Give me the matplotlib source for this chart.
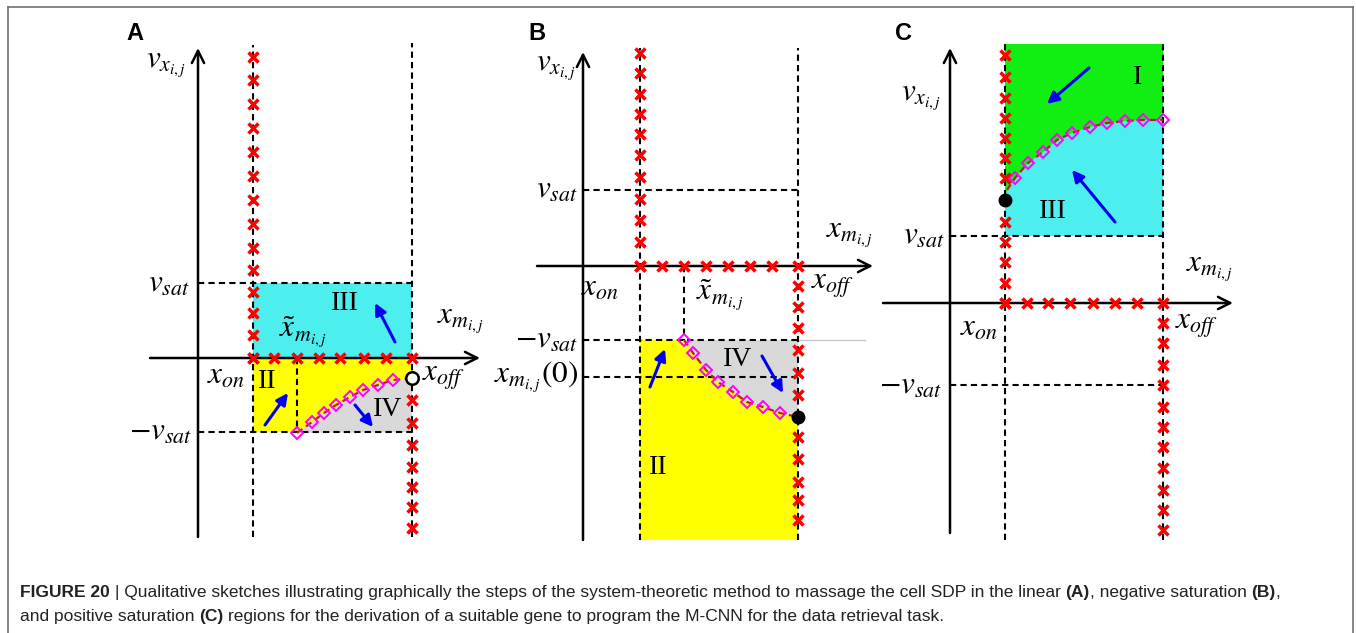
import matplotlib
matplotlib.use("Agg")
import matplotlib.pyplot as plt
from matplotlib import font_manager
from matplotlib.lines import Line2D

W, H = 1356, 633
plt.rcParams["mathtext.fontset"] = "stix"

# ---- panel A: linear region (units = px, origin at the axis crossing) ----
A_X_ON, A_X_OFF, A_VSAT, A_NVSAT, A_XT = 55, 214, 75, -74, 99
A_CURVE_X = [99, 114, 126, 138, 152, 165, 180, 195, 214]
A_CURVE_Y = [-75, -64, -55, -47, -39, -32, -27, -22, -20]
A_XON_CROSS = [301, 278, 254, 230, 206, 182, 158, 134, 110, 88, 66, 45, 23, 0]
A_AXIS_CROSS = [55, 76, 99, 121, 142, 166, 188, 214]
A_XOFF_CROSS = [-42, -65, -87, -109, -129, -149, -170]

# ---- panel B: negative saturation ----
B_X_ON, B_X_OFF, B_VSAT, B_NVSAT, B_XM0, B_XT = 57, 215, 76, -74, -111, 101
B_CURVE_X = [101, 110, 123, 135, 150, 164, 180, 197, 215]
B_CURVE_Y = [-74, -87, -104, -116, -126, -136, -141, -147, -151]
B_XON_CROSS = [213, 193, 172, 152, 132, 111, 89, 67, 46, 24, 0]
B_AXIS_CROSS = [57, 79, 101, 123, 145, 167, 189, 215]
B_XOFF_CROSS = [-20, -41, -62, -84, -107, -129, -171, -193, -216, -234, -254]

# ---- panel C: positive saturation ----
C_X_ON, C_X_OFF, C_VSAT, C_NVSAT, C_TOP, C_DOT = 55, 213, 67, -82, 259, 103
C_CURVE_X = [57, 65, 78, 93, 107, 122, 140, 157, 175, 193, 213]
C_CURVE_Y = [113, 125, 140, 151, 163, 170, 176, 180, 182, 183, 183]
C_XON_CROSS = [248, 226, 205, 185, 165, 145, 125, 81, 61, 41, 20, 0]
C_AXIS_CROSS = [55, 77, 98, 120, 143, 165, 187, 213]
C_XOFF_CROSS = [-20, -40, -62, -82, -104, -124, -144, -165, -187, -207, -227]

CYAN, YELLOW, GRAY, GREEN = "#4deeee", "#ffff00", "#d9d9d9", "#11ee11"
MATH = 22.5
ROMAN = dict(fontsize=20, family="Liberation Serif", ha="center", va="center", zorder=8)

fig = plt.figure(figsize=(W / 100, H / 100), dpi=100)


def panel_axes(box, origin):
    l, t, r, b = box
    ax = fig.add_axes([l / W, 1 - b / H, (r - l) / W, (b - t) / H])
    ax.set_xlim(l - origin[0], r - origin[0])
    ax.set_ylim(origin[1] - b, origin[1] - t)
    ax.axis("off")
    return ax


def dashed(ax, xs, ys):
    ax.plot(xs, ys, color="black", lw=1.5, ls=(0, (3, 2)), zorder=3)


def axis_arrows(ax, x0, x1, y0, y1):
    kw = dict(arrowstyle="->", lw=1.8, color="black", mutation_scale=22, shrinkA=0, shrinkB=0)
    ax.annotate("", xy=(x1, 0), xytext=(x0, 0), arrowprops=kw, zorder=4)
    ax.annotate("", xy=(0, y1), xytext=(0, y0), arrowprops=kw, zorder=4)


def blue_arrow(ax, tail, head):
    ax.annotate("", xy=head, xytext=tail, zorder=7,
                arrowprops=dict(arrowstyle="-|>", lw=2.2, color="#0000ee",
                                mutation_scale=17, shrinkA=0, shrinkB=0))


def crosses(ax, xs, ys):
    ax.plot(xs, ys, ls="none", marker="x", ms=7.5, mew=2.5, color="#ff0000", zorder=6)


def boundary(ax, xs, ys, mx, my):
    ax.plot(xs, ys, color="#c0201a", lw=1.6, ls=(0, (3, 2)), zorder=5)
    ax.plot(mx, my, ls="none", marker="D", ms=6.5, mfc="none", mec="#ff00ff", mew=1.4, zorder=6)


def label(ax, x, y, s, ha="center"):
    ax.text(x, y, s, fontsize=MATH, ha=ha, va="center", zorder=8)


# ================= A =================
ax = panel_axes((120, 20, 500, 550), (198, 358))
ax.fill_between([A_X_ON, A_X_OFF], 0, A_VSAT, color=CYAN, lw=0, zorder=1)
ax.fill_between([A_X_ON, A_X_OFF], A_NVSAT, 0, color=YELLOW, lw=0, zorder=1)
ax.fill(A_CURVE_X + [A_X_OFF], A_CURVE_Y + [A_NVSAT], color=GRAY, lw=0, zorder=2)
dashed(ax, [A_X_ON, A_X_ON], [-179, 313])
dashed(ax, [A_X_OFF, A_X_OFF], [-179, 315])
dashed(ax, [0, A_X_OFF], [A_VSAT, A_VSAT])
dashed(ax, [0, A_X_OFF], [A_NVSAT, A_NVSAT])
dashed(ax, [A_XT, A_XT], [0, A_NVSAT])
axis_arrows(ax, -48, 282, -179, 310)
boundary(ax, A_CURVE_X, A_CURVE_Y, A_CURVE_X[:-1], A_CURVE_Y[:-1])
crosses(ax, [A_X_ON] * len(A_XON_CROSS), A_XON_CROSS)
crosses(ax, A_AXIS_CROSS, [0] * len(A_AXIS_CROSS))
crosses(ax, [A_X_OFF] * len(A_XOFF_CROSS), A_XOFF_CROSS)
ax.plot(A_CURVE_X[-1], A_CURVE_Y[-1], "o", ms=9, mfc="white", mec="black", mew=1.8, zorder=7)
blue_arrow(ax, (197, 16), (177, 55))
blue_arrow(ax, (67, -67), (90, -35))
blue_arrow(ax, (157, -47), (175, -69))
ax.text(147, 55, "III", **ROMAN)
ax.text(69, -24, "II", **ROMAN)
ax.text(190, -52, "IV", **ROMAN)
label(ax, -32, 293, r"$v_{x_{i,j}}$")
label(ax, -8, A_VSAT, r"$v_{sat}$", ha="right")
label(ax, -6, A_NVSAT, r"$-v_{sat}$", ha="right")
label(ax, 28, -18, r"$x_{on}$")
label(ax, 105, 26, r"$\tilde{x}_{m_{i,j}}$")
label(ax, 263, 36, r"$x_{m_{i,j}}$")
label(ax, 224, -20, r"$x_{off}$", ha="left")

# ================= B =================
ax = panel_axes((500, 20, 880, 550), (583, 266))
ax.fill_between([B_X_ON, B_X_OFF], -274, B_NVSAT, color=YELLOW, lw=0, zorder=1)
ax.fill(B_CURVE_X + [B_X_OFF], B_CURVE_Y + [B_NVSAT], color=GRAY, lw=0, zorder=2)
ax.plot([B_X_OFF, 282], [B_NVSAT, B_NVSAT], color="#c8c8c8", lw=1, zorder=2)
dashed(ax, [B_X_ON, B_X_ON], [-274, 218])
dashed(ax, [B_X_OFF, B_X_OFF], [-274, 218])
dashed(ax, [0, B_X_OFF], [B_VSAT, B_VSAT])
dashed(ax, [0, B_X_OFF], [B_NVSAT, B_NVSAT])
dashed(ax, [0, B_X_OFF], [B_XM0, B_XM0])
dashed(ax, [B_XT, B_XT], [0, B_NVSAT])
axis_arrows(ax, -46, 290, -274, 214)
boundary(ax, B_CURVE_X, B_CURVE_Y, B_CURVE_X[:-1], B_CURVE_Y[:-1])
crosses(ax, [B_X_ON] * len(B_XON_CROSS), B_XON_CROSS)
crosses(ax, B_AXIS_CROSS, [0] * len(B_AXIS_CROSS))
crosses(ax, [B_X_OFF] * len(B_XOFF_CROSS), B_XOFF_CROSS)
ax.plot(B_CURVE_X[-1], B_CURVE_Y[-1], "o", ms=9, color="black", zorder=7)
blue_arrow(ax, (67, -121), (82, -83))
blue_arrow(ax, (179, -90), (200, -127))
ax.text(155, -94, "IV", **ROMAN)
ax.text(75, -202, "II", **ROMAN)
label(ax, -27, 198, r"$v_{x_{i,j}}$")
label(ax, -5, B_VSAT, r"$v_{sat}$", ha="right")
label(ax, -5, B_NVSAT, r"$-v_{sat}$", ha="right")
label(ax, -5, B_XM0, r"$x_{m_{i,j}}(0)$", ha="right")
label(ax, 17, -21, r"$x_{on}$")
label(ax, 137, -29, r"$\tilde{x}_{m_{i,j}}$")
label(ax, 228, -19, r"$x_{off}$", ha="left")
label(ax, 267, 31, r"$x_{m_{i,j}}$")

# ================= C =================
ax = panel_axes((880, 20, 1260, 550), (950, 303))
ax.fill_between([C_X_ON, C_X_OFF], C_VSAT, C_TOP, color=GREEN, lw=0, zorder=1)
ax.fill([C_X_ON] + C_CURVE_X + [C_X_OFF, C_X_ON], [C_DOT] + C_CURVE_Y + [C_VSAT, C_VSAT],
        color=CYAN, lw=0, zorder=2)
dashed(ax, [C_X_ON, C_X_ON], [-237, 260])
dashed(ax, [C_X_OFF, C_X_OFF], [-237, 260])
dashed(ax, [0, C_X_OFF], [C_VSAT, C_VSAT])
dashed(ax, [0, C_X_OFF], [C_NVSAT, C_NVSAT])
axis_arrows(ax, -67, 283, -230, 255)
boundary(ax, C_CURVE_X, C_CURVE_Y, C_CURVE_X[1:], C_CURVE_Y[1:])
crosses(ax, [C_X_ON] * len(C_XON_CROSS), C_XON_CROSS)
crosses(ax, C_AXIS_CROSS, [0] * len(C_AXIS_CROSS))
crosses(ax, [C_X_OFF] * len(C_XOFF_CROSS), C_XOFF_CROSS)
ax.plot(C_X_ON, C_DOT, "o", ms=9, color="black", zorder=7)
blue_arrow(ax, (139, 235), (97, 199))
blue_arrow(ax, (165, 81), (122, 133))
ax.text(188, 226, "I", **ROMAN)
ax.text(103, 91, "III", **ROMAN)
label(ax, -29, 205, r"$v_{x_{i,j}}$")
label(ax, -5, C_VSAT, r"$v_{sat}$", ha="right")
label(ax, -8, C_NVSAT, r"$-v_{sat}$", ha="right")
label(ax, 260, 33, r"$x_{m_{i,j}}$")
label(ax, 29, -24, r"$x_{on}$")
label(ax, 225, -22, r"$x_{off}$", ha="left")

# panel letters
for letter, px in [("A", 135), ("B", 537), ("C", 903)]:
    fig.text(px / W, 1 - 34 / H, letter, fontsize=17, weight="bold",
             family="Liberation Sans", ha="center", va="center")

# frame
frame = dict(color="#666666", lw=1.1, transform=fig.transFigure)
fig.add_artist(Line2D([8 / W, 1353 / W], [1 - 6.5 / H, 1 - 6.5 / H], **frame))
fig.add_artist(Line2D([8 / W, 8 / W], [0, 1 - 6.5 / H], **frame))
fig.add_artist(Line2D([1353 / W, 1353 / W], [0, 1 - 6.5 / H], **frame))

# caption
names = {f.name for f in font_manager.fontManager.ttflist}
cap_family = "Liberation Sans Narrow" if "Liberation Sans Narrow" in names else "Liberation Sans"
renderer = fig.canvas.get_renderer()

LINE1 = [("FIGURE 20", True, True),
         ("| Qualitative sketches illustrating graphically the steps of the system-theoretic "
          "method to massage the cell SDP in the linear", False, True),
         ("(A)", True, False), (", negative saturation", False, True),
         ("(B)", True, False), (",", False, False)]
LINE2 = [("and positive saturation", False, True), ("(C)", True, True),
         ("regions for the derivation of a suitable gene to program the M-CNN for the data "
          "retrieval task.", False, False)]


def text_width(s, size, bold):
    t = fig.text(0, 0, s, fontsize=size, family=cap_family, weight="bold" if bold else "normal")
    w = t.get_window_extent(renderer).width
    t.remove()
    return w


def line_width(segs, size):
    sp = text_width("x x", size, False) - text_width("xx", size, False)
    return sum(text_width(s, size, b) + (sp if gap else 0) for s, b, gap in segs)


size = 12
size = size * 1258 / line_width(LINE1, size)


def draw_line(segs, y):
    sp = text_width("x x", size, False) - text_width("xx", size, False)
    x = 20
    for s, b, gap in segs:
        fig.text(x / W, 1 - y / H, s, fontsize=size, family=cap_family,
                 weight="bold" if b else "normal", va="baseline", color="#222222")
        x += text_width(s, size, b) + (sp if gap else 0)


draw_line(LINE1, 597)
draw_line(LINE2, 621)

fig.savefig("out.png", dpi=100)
######
§ **Exercise requirements**
Exactly restate the lines from the beginning of the data through the line with "-187, -207, -227]", and no others, keeping pictures out.

§ **Response to the task**
Give me the matplotlib source for this chart.
import matplotlib
matplotlib.use("Agg")
import matplotlib.pyplot as plt
from matplotlib import font_manager
from matplotlib.lines import Line2D

W, H = 1356, 633
plt.rcParams["mathtext.fontset"] = "stix"

# ---- panel A: linear region (units = px, origin at the axis crossing) ----
A_X_ON, A_X_OFF, A_VSAT, A_NVSAT, A_XT = 55, 214, 75, -74, 99
A_CURVE_X = [99, 114, 126, 138, 152, 165, 180, 195, 214]
A_CURVE_Y = [-75, -64, -55, -47, -39, -32, -27, -22, -20]
A_XON_CROSS = [301, 278, 254, 230, 206, 182, 158, 134, 110, 88, 66, 45, 23, 0]
A_AXIS_CROSS = [55, 76, 99, 121, 142, 166, 188, 214]
A_XOFF_CROSS = [-42, -65, -87, -109, -129, -149, -170]

# ---- panel B: negative saturation ----
B_X_ON, B_X_OFF, B_VSAT, B_NVSAT, B_XM0, B_XT = 57, 215, 76, -74, -111, 101
B_CURVE_X = [101, 110, 123, 135, 150, 164, 180, 197, 215]
B_CURVE_Y = [-74, -87, -104, -116, -126, -136, -141, -147, -151]
B_XON_CROSS = [213, 193, 172, 152, 132, 111, 89, 67, 46, 24, 0]
B_AXIS_CROSS = [57, 79, 101, 123, 145, 167, 189, 215]
B_XOFF_CROSS = [-20, -41, -62, -84, -107, -129, -171, -193, -216, -234, -254]

# ---- panel C: positive saturation ----
C_X_ON, C_X_OFF, C_VSAT, C_NVSAT, C_TOP, C_DOT = 55, 213, 67, -82, 259, 103
C_CURVE_X = [57, 65, 78, 93, 107, 122, 140, 157, 175, 193, 213]
C_CURVE_Y = [113, 125, 140, 151, 163, 170, 176, 180, 182, 183, 183]
C_XON_CROSS = [248, 226, 205, 185, 165, 145, 125, 81, 61, 41, 20, 0]
C_AXIS_CROSS = [55, 77, 98, 120, 143, 165, 187, 213]
C_XOFF_CROSS = [-20, -40, -62, -82, -104, -124, -144, -165, -187, -207, -227]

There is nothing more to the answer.